>> BEGIN
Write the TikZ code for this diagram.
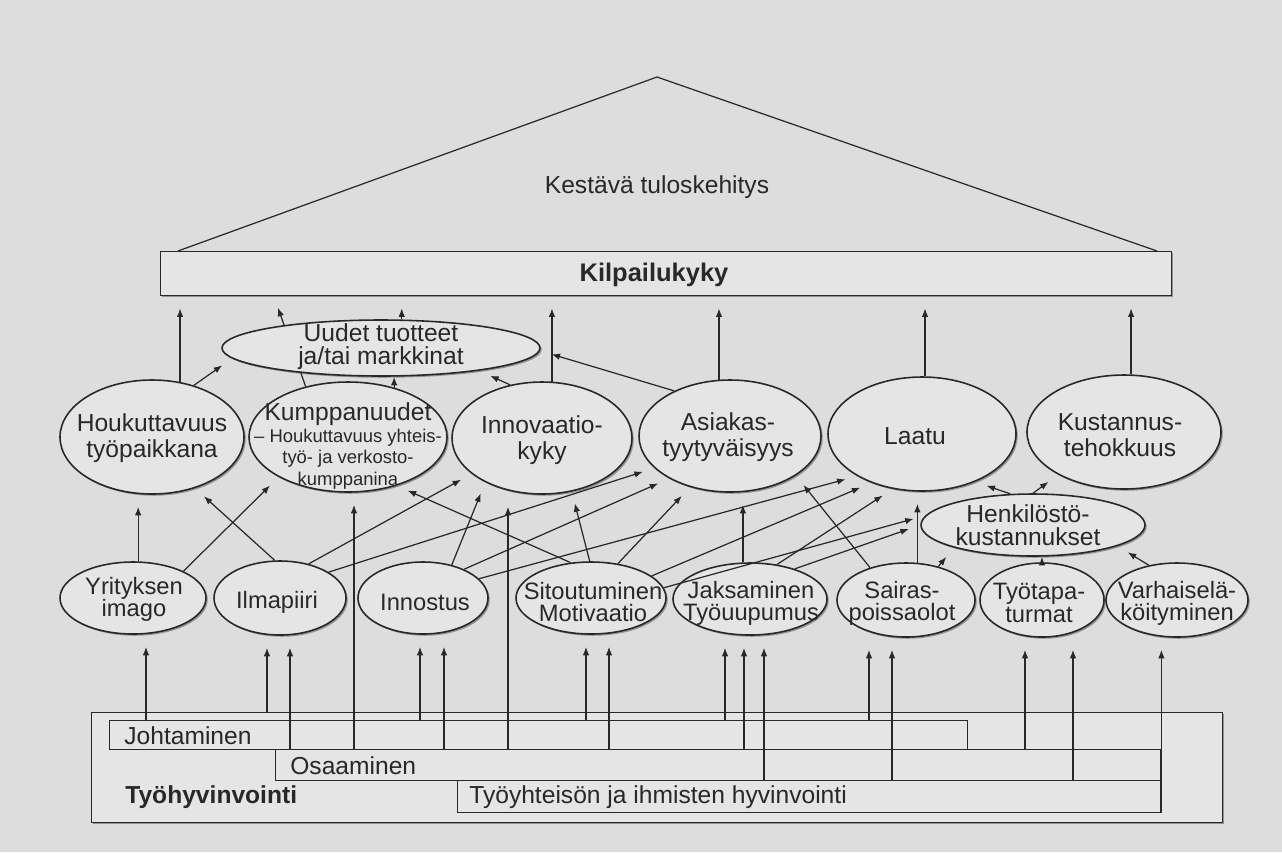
\documentclass[tikz,border=0pt]{standalone}
\usepackage{fontspec}
\setmainfont{Liberation Sans}
\usetikzlibrary{shapes.geometric,arrows.meta,shadows}

\definecolor{paper}{RGB}{221,221,221}
\definecolor{ink}{RGB}{40,40,40}
\definecolor{oval}{RGB}{229,229,229}

\tikzset{
  wire/.style={draw=ink, line width=.7pt},
  arr/.style={wire, -{Latex[length=1.7mm,width=1.3mm]}, shorten >=2.4mm},
  tip/.style={wire, -{Latex[length=1.7mm,width=1.3mm]}},
  shade/.style={drop shadow={shadow xshift=.35mm, shadow yshift=-.35mm, fill=black!70, opacity=.5}},
  ov/.style 2 args={ellipse, draw=ink, line width=.9pt, fill=oval, inner sep=0pt,
    minimum width=#1*.2mm, minimum height=#2*.2mm, shade},
  frame/.style 2 args={rectangle, draw=ink, line width=.8pt, inner sep=0pt,
    anchor=north west, minimum width=#1*.2mm, minimum height=#2*.2mm},
  txt/.style={align=center, text=ink, inner sep=0pt, font=\fontsize{14}{15}\selectfont},
  txt3/.style={txt, font=\fontsize{13.5}{12.6}\selectfont},
}

\begin{document}
\begin{tikzpicture}[x=.2mm, y=-.2mm]
\fill[paper] (0,0) rectangle (1282,852);

% roof
\node[frame={1011}{44}, fill=oval, shade] (bar) at (160,251) {};
\node[txt, font=\bfseries\fontsize{14.5}{16}\selectfont] (bar-t) at (654,275) {Kilpailukyky};
\coordinate (peak) at (657,77);
\draw[wire] (bar.north west -| 178,0) -- (peak) -- (bar.north east -| 1157,0);
\node[txt] (roof-t) at (657,187) {Kestävä tuloskehitys};

% upper ovals
\node[ov={184}{114}] (hou) at (152,437) {};
\node[ov={198}{110}] (kum) at (348,437) {};
\node[ov={180}{112}] (inn) at (542,438) {};
\node[ov={182}{112}] (asi) at (730,436) {};
\node[ov={188}{114}] (laa) at (922,434) {};
\node[ov={194}{114}] (kus) at (1124,432) {};
\draw[arr] (kum.130) -- (bar.south -| 274,0);
\node[ov={318}{56}] (uud) at (381,348) {};
\node[ov={224}{62}] (hen) at (1033,525) {};

% lower ovals
\node[ov={146}{72}] (ima) at (133,598) {};
\node[ov={132}{74}] (ilm) at (280,598) {};
\node[ov={130}{72}] (ins) at (423,598) {};
\node[ov={150}{72}] (sit) at (591,598) {};
\node[ov={154}{72}] (jak) at (750,599) {};
\node[ov={138}{74}] (sai) at (906,600) {};
\node[ov={124}{74}] (tyo) at (1042,600) {};
\node[ov={142}{74}] (var) at (1177,600) {};

% labels
\node[txt] (hou-t) at (152,438) {Houkuttavuus\\työpaikkana};
\node[txt, font=\fontsize{10.5}{12.5}\selectfont] (kum-t) at (348,446)
  {{\fontsize{14}{15}\selectfont Kumppanuudet}\\– Houkuttavuus yhteis-\\työ- ja verkosto-\\kumppanina};
\node[txt] (inn-t) at (542,440) {Innovaatio-\\kyky};
\node[txt] (asi-t) at (728,437) {Asiakas-\\tyytyväisyys};
\node[txt] (laa-t) at (915,436) {Laatu};
\node[txt] (kus-t) at (1120,435) {Kustannus-\\tehokkuus};
\node[txt, font=\fontsize{14}{13}\selectfont] (uud-t) at (381,347) {Uudet tuotteet\\ja/tai markkinat};
\node[txt, font=\fontsize{14}{13}\selectfont] (hen-t) at (1028,525) {Henkilöstö-\\kustannukset};
\node[txt3] (ima-t) at (134,599) {Yrityksen\\imago};
\node[txt3] (ilm-t) at (277,602) {Ilmapiiri};
\node[txt3] (ins-t) at (425,602) {Innostus};
\node[txt3] (sit-t) at (593,602) {Sitoutuminen\\Motivaatio};
\node[txt3] (jak-t) at (751,603) {Jaksaminen\\Työuupumus};
\node[txt3] (sai-t) at (902,603) {Sairas-\\poissaolot};
\node[txt3] (tyo-t) at (1039,603) {Työtapa-\\turmat};
\node[txt3] (var-t) at (1177,603) {Varhaiselä-\\köityminen};

% into Kilpailukyky
\draw[arr] (hou.63) -- (hou.63 |- bar.south);
\draw[arr] (uud.54) -- (uud.54 |- bar.south);
\draw[arr] (inn.80) -- (inn.80 |- bar.south);
\draw[arr] (asi.101) -- (asi.101 |- bar.south);
\draw[arr] (laa.87) -- (laa.87 |- bar.south);
\draw[arr] (kus.83) -- (kus.83 |- bar.south);

% into Uudet tuotteet
\draw[arr] (hou.51) -- (uud.184);
\draw[tip] (kum.47) -- (kum.47 |- uud.south);
\draw[arr] (inn.121) -- (uud.347);
\draw[arr] (asi.141) -- (uud.359);

% Henkilostokustannukset
\draw[arr] (hen.126) -- (laa.318);
\draw[arr] (hen.90) -- (kus.213);

% lower ovals upward
\draw[arr] (ima.82) -- (ima.82 |- hou.south);
\draw[arr] (ima.28) -- (kum.210);
\draw[arr] (ilm.98) -- (hou.310);
\draw[arr] (ilm.50) -- (inn.207);
\draw[arr] (ilm.28) -- (asi.203);
\draw[arr] (ins.49) -- (inn.218);
\draw[arr] (ins.35) -- (asi.215);
\draw[arr] (ins.19) -- (laa.213);
\draw[arr] (sit.120) -- (kum.315);
\draw[arr] (sit.92) -- (inn.299);
\draw[arr] (sit.52) -- (asi.232);
\draw[arr] (sit.20) -- (laa.224);
\draw[arr] (sit.8) -- (hen.175);
\draw[arr] (jak.101) -- (jak.101 |- asi.south);
\draw[arr] (jak.52) -- (laa.242);
\draw[arr] (jak.34) -- (hen.180);
\draw[arr] (sai.138) -- (asi.329);
\draw[arr] (sai.73) -- (sai.73 |- laa.south);
\draw[arr] (sai.46) -- (hen.196);
\draw[tip] (tyo.north) -- (tyo.north |- hen.south);
\draw[arr] (var.129) -- (hen.346);

% foundation
\node[frame={1131}{110}, fill=oval, shade] (wb) at (91,712) {};
\node[frame={858}{29}] (jo) at (109,720) {};
\node[frame={885}{31}] (os) at (275,749) {};
\node[frame={703}{32}] (ty) at (457,780) {};
\node[txt, anchor=west] (jo-t) at ([xshift=3mm]jo.west) {Johtaminen};
\node[txt, anchor=west] (os-t) at ([xshift=3mm]os.west) {Osaaminen};
\node[txt, anchor=west] (ty-t) at ([xshift=2.4mm]ty.west) {Työyhteisön ja ihmisten hyvinvointi};
\node[txt, anchor=west, font=\bfseries\fontsize{14}{15}\selectfont] (wb-t) at ([xshift=6.8mm]wb.west |- ty.west) {Työhyvinvointi};

% foundation upward
\draw[arr] (146,0 |- jo.north) -- (146,0 |- ima.south);
\draw[arr] (267,0 |- wb.north) -- (267,0 |- ilm.south);
\draw[arr] (290,0 |- os.north) -- (290,0 |- ilm.south);
\draw[arr] (354,0 |- os.north) -- (354,0 |- kum.south);
\draw[arr] (420,0 |- jo.north) -- (420,0 |- ins.south);
\draw[arr] (444,0 |- os.north) -- (444,0 |- ins.south);
\draw[arr] (508,0 |- os.north) -- (508,0 |- inn.south);
\draw[arr] (586,0 |- jo.north) -- (586,0 |- sit.south);
\draw[arr] (609,0 |- os.north) -- (609,0 |- sit.south);
\draw[arr] (725,0 |- jo.north) -- (725,0 |- jak.south);
\draw[arr] (744,0 |- os.north) -- (744,0 |- jak.south);
\draw[arr] (764,0 |- ty.north) -- (764,0 |- jak.south);
\draw[arr] (869,0 |- jo.north) -- (869,0 |- sai.south);
\draw[arr] (892,0 |- ty.north) -- (892,0 |- sai.south);
\draw[arr] (1025,0 |- os.north) -- (1025,0 |- tyo.south);
\draw[arr] (1073,0 |- ty.north) -- (1073,0 |- tyo.south);
\draw[arr] (ty.south east) -- (ty.south east |- var.south);
\end{tikzpicture}
\end{document}
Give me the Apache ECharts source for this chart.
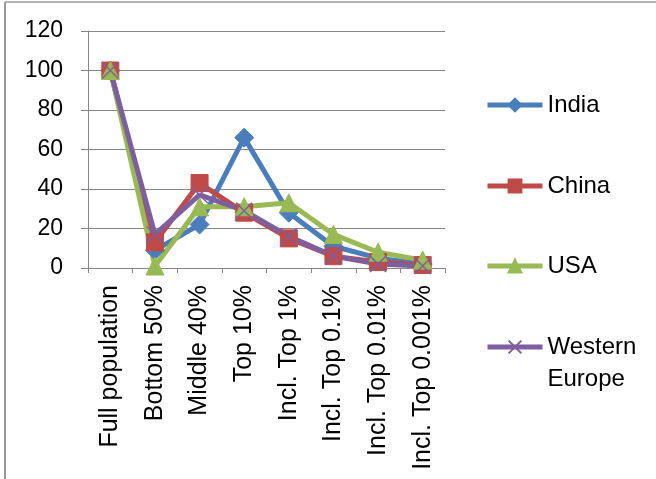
<!DOCTYPE html>
<html>
<head>
<meta charset="utf-8">
<script src="https://cdn.jsdelivr.net/npm/echarts@6/dist/echarts.min.js"></script>
<style>
html,body{margin:0;padding:0;background:#fff;}
#chart{width:656px;height:479px;}
</style>
</head>
<body>
<div id="chart"></div>
<script>
const categories = ['Full population','Bottom 50%','Middle 40%','Top 10%','Incl. Top 1%','Incl. Top 0.1%','Incl. Top 0.01%','Incl. Top 0.001%'];
const india = [100, 9, 22, 66, 28, 11, 5, 2];
const china = [100, 13, 43, 28, 15, 6, 3, 1.5];
const usa = [100, 1, 31, 31, 33, 17, 8, 4];
const westernEurope = [100, 17, 37, 29, 16, 6, 2, 1];
const yTicks = [0, 20, 40, 60, 80, 100, 120];

const FONT = 'Liberation Sans';
const colors = {india:'#4A7EBB', china:'#BE4B48', usa:'#98B954', we:'#7D5FA0'};
const xPath = 'path://M0,0L10,10M10,0L0,10';

function mkSeries(name, data, color, symbol, size, extra) {
  return Object.assign({
    name: name, type: 'line', data: data,
    symbol: symbol, symbolSize: size,
    lineStyle: {color: color, width: 5},
    itemStyle: {color: color, borderColor: color, borderWidth: 1},
    emphasis: {disabled: true},
    animation: false
  }, extra || {});
}

function mkLegend(name, top, extra) {
  return Object.assign({
    data: [name],
    left: 485, top: top, orient: 'vertical', padding: 0,
    itemWidth: 55, itemHeight: 16,
    lineStyle: {width: 5},
    textStyle: {fontFamily: FONT, fontSize: 24, color: '#000', lineHeight: 30}
  }, extra || {});
}

const chart = echarts.init(document.getElementById('chart'));
chart.setOption({
  animation: false,
  backgroundColor: '#fff',
  graphic: [
    {type:'line', shape:{x1:5, y1:2, x2:656, y2:2}, style:{stroke:'#9a9a9a', lineWidth:1.5}},
    {type:'line', shape:{x1:5, y1:2, x2:5, y2:479}, style:{stroke:'#9a9a9a', lineWidth:2}}
  ],
  legend: [
    mkLegend('India', 105 - 15),
    mkLegend('China', 186 - 15),
    mkLegend('USA', 266 - 15),
    mkLegend('Western Europe', 347 - 48, {
      formatter: function(){ return ' \nWestern\nEurope'; },
      textStyle: {fontFamily: FONT, fontSize: 24, color: '#000', lineHeight: 32}
    })
  ],
  grid: {left: 88, right: 211, top: 31, bottom: 211, containLabel: false},
  xAxis: {
    type: 'category', data: categories, boundaryGap: true,
    axisLine: {lineStyle: {color: '#868686', width: 1}},
    axisTick: {show: true, length: 5, alignWithLabel: false, lineStyle: {color: '#868686'}},
    axisLabel: {rotate: 90, interval: 0, margin: 17, fontFamily: FONT, fontSize: 25, color: '#000'},
    splitLine: {show: false}
  },
  yAxis: {
    type: 'value', min: yTicks[0], max: yTicks[yTicks.length-1], interval: 20,
    axisLine: {show: true, lineStyle: {color: '#868686', width: 1}},
    axisTick: {show: true, length: 7, lineStyle: {color: '#868686'}},
    axisLabel: {margin: 25, fontFamily: FONT, fontSize: 23, color: '#000',
      formatter: function(v){ return yTicks.indexOf(v) >= 0 ? String(v) : ''; }},
    splitLine: {show: true, lineStyle: {color: '#868686', width: 1}}
  },
  series: [
    mkSeries('India', india, colors.india, 'diamond', [19, 19]),
    mkSeries('China', china, colors.china, 'rect', 17),
    mkSeries('USA', usa, colors.usa, 'triangle', 18),
    mkSeries('Western Europe', westernEurope, colors.we, xPath, 16,
      {itemStyle: {color: 'none', borderColor: colors.we, borderWidth: 1.5}})
  ]
});
</script>
</body>
</html>
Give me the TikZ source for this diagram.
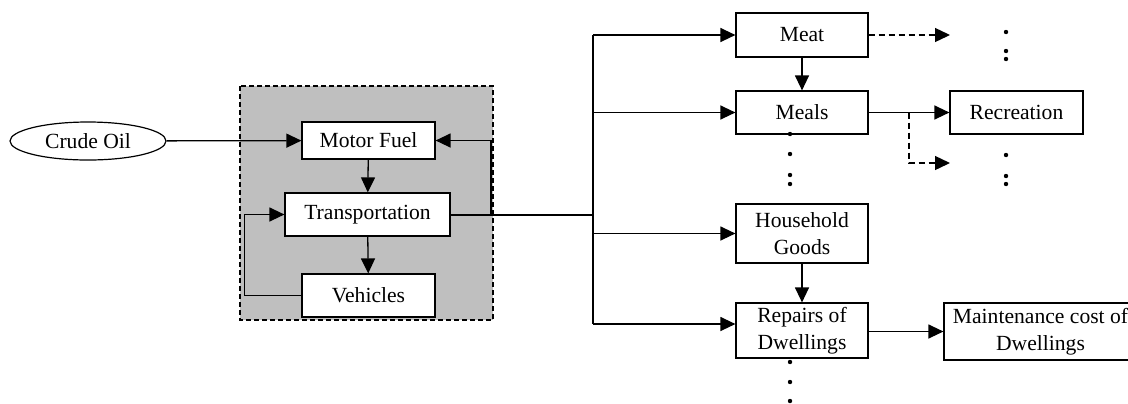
>> END
Your instructions
From the listing above, copy all lines holding the word "Give".

Result of this task
Give me the Apache ECharts source for this chart.
Give me the TikZ source for this diagram.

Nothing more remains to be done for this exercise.